Из вашего объясненья я понял одно, что я совершенный профан в деле поэтического творчества. Стихов я, действительно, никогда не писал, исключая двух—трех пустяков. И для меня и сейчас непонятно, как это возможно творить в такой совершенной форме с таким чуждым своему духовному существу содержанием? Да, и у меня, конечно, бывают упадочные настроения, когда свет меркнет, вокруг пустота и впереди ничего ясного и захватывающего. Но это меня не только не увлекает до творчества, а, напротив, обессиливает и угнетает. Откуда же у вас берется такая подлая гармония ритма и звука с отрицательным настроением?..’.
Пропускаю несколько строк, касающихся моей статьи о Вл. Соловьеве, русской интеллигенции и нашей ‘близости в вопросах духа и религии’… Вот конец:
‘Я сюда приехал на полтора месяца, т. е. до конца сентября, когда надеюсь вернуться в Париж, если мое полупарализованное состояние удастся выправить. Если же оно превратится в настоящий паралич или останется без перемены, мне возвращаться не придется, а считать свою активную жизнь оконченной.
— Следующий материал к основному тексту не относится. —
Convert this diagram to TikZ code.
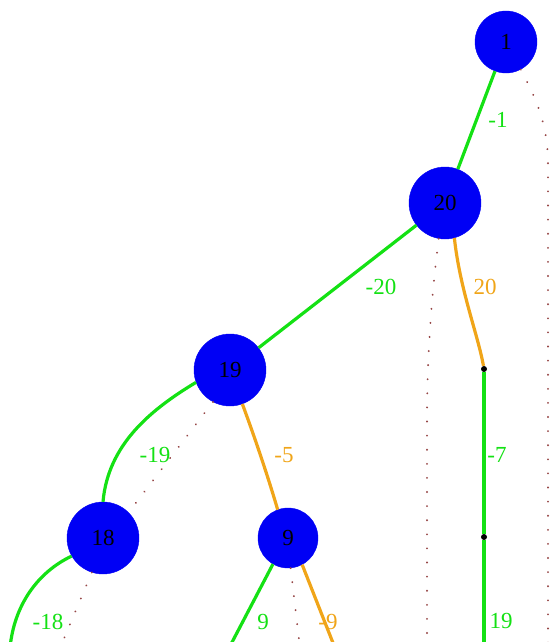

Дай Бог сохранить способность хоть продолжать свои воспоминания. Сейчас могу ходить только очень медленно и на короткие расстояния, и не могу делать руками никаких усилий, — даже писание этого письма утомляет и требует отдыхов. От души обнимаю вас. Ваш…’.
Письмо написано уже гораздо более слабым почерком, нежели предыдущее. Н. В. относился к смерти с совершенной простотой. Часто встречаются люди, которые говорят, что не боятся смерти. Но видеть человека с такой ощутимой, действительной небоязнью смерти — мне не приходилось. И это — при полной, молодой, любви к жизни, которую Чайковский вовсе не идеализировал. Назвать его ‘идеалистом’ так же мало, как назвать моралистом. Сила, помогавшая ему соединять бесстрашие перед смертью с любовью к земле, к земной жизни, — была уверенная вера в неистребимость бытия истинного, в вечность жизни преображенного мира и человека-личности, вера, что ‘людям открыт путь к воскресенью…’.
Чайковский был новый религиозный человек. Не потому, что исповедовал новую религию, а потому что принял ее, исповедовал ее, по-новому — реально, так, как примет ее лишь грядущее, новое человечество.
Не проповедник. Но для всякой живой души — его жизнь, его образ, сам он, в целостности своей — наилучшая проповедь религии Отца—Слова—Духа, которую он называл религией ‘Счастья’.
Николай Васильевич Чайковский умер? Какая неправда! Если мы сами, сейчас, не мертвы, то не можем мы не чувствовать, что, вот, он здесь, — живой среди живых.

КОММЕНТАРИИ

Впервые: За Свободу! Варшава, 1926. 3 июля. No 149 (1880). С. 2-3. Редактор газеты Д. В. Философов сделал примечание к этой статье: ‘7 мая сего года несколько русских организаций устроили в Париже торжественные поминки по Н. В. Чайковскому. Речи произнесли в числе прочих З. Н. Гиппиус, Д. С. Мережковский и П. Н. Милюков. Между ораторами проявилось существенное разногласие. В то время как Мережковский и Гиппиус подчеркивали религиозную сторону миросозерцания Чайковского, Милюков настаивал на том, что Чайковский был приверженцем материализма и тем как бы защищал его память от взводимых на него религиозных напраслин. На самом собрании произошла как бы полемика, которая нашла себе отражение в отчете о собрании, помещенном в газете П. Н. Милюкова ‘Посл. Нов.’. Основываясь на этом, так сказать, ‘официозном’ материале, я написал статью ‘Своеобразная богобоязнь’ (см. ‘За Своб.’. No 12). В статье этой я отметил страх русских прогрессивных кругов перед религией вообще и перед миросозерцанием, не совпадающем с рядовым материализмом, унаследованным русской интеллигенцией с добрых старых времен. В связи с этим у меня возникла переписка с З. Н. Гиппиус. Ввиду значительности этой темы мы пришли к выводу, что всего целесообразнее было бы поместить речь З. Н. Гиппиус целиком (в ‘После. Нов.’ одна была приведена в сокращении)’.

Предварительное замечание

Авксентьев Николай Дмитриевич (1878—1943) — соредактор журнала ‘Современные Записки’. В эмиграции с 1918 г., эсер.

Н. В. Чайковский

‘Слово стало плотью’ — Ин. 1, 14.
‘Молчи, молчи…’ — стихотворение Гиппиус ‘Наставление’, опубликованное в ‘Современных Записках’ (1925. No 23. С. 208) и вошедшее в сборник ее стихов ‘Сияния’ (Париж, 1938).
Нагорная Проповедь — проповедь Иисуса Христа о ‘блаженствах’ (Мф. 5-7, Лк. 6, 17-49).
…моей статьи о Вл. Соловьеве… — ‘Мертвый младенец в руках’ (1926) в настоящем издании.